Today, Under Armour is a $5 billion dollar company that is primarily popular in the United States. Nike has a $50 billion market cap and it is a brand that it is well recognized worldwide. This is reflected in both companies’ geographic revenues:
Currently 95% of $UA net revenue comes from North America. Less than 10% of the world population accounts for the big majority of their sales.
Nike is a much better recognized global brand and as a result 2/3 of its net revenue in international, which also means that currency changes have big impact on its bottom line:
The room for international growth is still huge for both brands, but apparently much more so for Under Armour. Potential is not always realized and the competition in sports apparel and shoes is as big as it gets. It will take years and solid marketing efforts for Under Armour to reach Nike’s popularity. Nothing should be taken for granted.
$UA has a float of under 40 million shares and it has recently announced a 2 for 1 split (the first in its history). 13% of its float has been sold short.

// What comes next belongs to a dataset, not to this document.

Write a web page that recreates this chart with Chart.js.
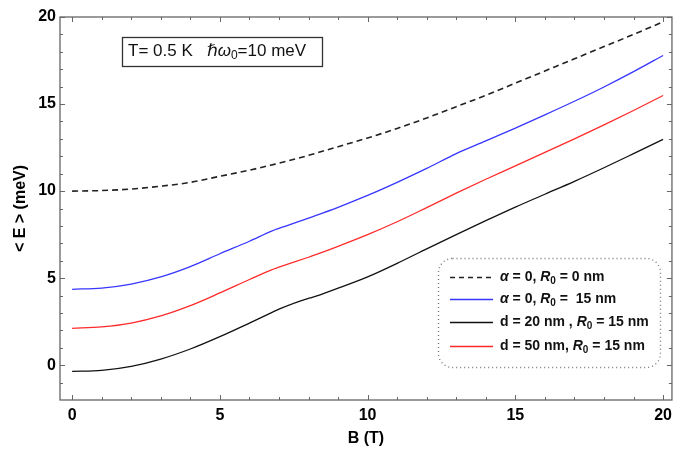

Its stock has already quadrupled since the IPO in the end of 2005. It is growing faster than Nike and naturally has higher P/E.
$NKE on the other hand has a 10-times bigger float – 400 million shares. Only 1% of its float has been short. Apparently the market believes that it is fairly valued. $NKE has been publicly traded for almost 32 years, during which it had a 2 for 1 stock splits four times. It has returned 14,700% to its first shareholders. It is a cash machine that pays 1.4% dividend.